Throughout history cairns have been used for a variety of purposes depending on the culture and geographical circumstances. In barren regions such as in the Arctic where few natural outcrops exist, they can be used as structures of identity on an otherwise flat horizon. On mountain trails they have been used to mark the safe passage through an area. In ancient of times they were used as landmarks and as surveying tools. They often located caches of food or other stores in a underground well or pit. Many historic cultures used them for religious reasons where they signified a place where a person or meaningful animal was laid to rest, helping signify its rise up to the heavens and as a place of significant meaning due to that place of death. 

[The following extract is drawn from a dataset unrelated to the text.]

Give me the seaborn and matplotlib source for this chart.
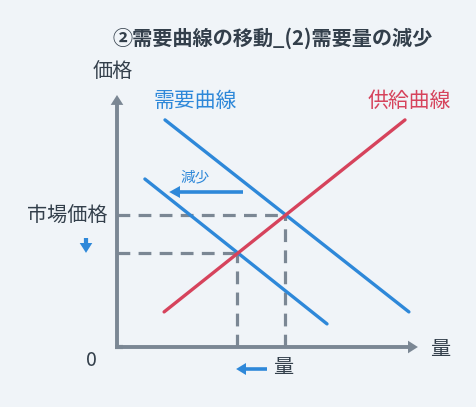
import numpy as np
import pandas as pd
import matplotlib
matplotlib.use('Agg')
import matplotlib.pyplot as plt
import seaborn as sns

# Curve endpoints (quantity, price)
supply_q = [1.57, 9.6]
supply_p = [1.17, 7.57]
demand_q = [1.6, 9.73]
demand_p = [7.57, 1.17]
demand2_q = [0.93, 7.0]
demand2_p = [5.6, 0.77]

# Equilibrium points: before / after the shift
eq_q = [5.6, 4.0]
eq_p = [4.4, 3.15]

curve_names = ['需要曲線', '需要曲線2', '供給曲線']

BG = '#f0f4f8'
BLUE = '#2e88d9'
RED = '#d6435c'
GRAY = '#7b8794'
TEXT = '#333f4b'

sns.set_theme(style='white', rc={'axes.facecolor': BG, 'figure.facecolor': BG})
plt.rcParams['font.family'] = ['Noto Sans CJK JP', 'DejaVu Sans']

df = pd.DataFrame({
    'q': demand_q + demand2_q + supply_q,
    'p': demand_p + demand2_p + supply_p,
    'curve': [curve_names[0]] * 2 + [curve_names[1]] * 2 + [curve_names[2]] * 2,
})

fig = plt.figure(figsize=(4.76, 4.07), dpi=100)
ax = fig.add_axes([0, 0, 1, 1])

# 30 px per unit, origin at pixel (117, 347)
S = 30.0
OX, OY = 117, 347
ax.set_xlim(-OX / S, (476 - OX) / S)
ax.set_ylim(-(407 - OY) / S, OY / S)
ax.axis('off')


def px(x, y):
    return (x - OX) / S, (OY - y) / S


# dashed guides
for q, p in zip(eq_q, eq_p):
    ax.plot([0, q], [p, p], color=GRAY, lw=2.3, dashes=(4, 2.6), zorder=1)
    ax.plot([q, q], [0, p], color=GRAY, lw=2.3, dashes=(4, 2.6), zorder=1)

sns.lineplot(data=df, x='q', y='p', hue='curve', units='curve', estimator=None,
             palette={curve_names[0]: BLUE, curve_names[1]: BLUE, curve_names[2]: RED},
             lw=2.4, legend=False, ax=ax, zorder=3, sort=False)
for ln in ax.get_lines()[-3:]:
    ln.set_solid_capstyle('round')

# axes with arrowheads
ax.arrow(0, 0, 0, 8.4 - 0.33, width=0.13, head_width=0.42, head_length=0.33,
         length_includes_head=False, color=GRAY, lw=0, zorder=2)
ax.arrow(0, 0, 10.03 - 0.33, 0, width=0.13, head_width=0.42, head_length=0.33,
         length_includes_head=False, color=GRAY, lw=0, zorder=2)
ax.plot([-0.065, 0.2], [0, 0], color=GRAY, lw=3, solid_capstyle='butt', zorder=2)

# shift arrows
x0, y0 = px(243, 192)
x1, _ = px(180, 192)
ax.arrow(x0, y0, x1 - x0, 0, width=0.12, head_width=0.4, head_length=0.36,
         color=BLUE, lw=0, zorder=4)
x0, y0 = px(267, 369)
x1, _ = px(246, 369)
ax.arrow(x0, y0, x1 - x0, 0, width=0.12, head_width=0.4, head_length=0.33,
         color=BLUE, lw=0, zorder=4)
x0, y0 = px(86, 238)
_, y1 = px(86, 243)
ax.arrow(x0, y0, 0, y1 - y0, width=0.14, head_width=0.42, head_length=0.33,
         color=BLUE, lw=0, zorder=4)

# texts
ax.text(*px(273, 38), '②需要曲線の移動_(2)需要量の減少', ha='center', va='center',
        fontsize=14.5, fontweight='bold', color=TEXT)
ax.text(*px(113, 72), '価格', ha='center', va='center', fontsize=14.5, color=TEXT)
ax.text(*px(195, 101), curve_names[0], ha='center', va='center', fontsize=15, color=BLUE)
ax.text(*px(409, 101), curve_names[2], ha='center', va='center', fontsize=15, color=RED)
ax.text(*px(195, 177), '減少', ha='center', va='center', fontsize=10.5, color=BLUE)
ax.text(*px(107, 216), '市場価格', ha='right', va='center', fontsize=14.5, color=TEXT)
ax.text(*px(91, 361), '0', ha='center', va='center', fontsize=14, color=TEXT)
ax.text(*px(440, 349), '量', ha='center', va='center', fontsize=14.5, color=TEXT)
ax.text(*px(283, 368), '量', ha='center', va='center', fontsize=14.5, color=TEXT)

fig.savefig('out.png', dpi=100, facecolor=BG)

North American trail markers are sometimes called "duckies" because they often have beaks pointing in the correct direction of travel. The expression "two rocks do not make a duckie" reminds hikers that just having a couple of rocks stacked one on top of the other could be a result of an accident or natural occurrence rather than an intentional trail finding marker.

In today's culture these have become known as a way for tourists or visitors to make their mark where they stood or as just a fun thing to do with no other significance. Rocks are often teetered one upon another to show the ingenuity of stacking for perfect balance. It has become such a problem at tourist attractions in Norway that in 2015, the government made it illegal to build such frivolous stacks of rocks in natural settings. Their reasoning was that the stones gathered for these piles have been taken or disturbed from their natural habitat and therefore displacing the natural environment for no distinct purpose. They contend it robs the land of its indigenous setting and can lead to an overabundance of rock piles that cause confusion from genuine navigational aids in the wilderness. This 'Leave No Trace' ethic of outdoor practice advocates for leaving the outdoors undisturbed and in a natural condition with no human footprint.

At the Battle of Isandlwana South Africa, in 1879, the British used cairns to mark the mass graves of British soldier's who died in battle. In the Catskill mountains of upper New York State, due to the strong historic Scottish culture, they have been used to mark graves of livestock as well as trail markers. Coastal cairns or sea marks are common found in northern latitudes especially where there may be numerous navigational hazards such as the island strewn waters of Scandinavia and northern Canada.

In this photo the small cairn is simple enough and certainly not a danger to anyone. I took the photo just as the cairn was being completed by a woman as the sun set over the Pacific Ocean. Must have been a tourist. . . the exact location is a secret but it was taken along the southern coast of California with an iPhone 6 plus, no flash and at an exposure of 1/1320th @ f/2.2.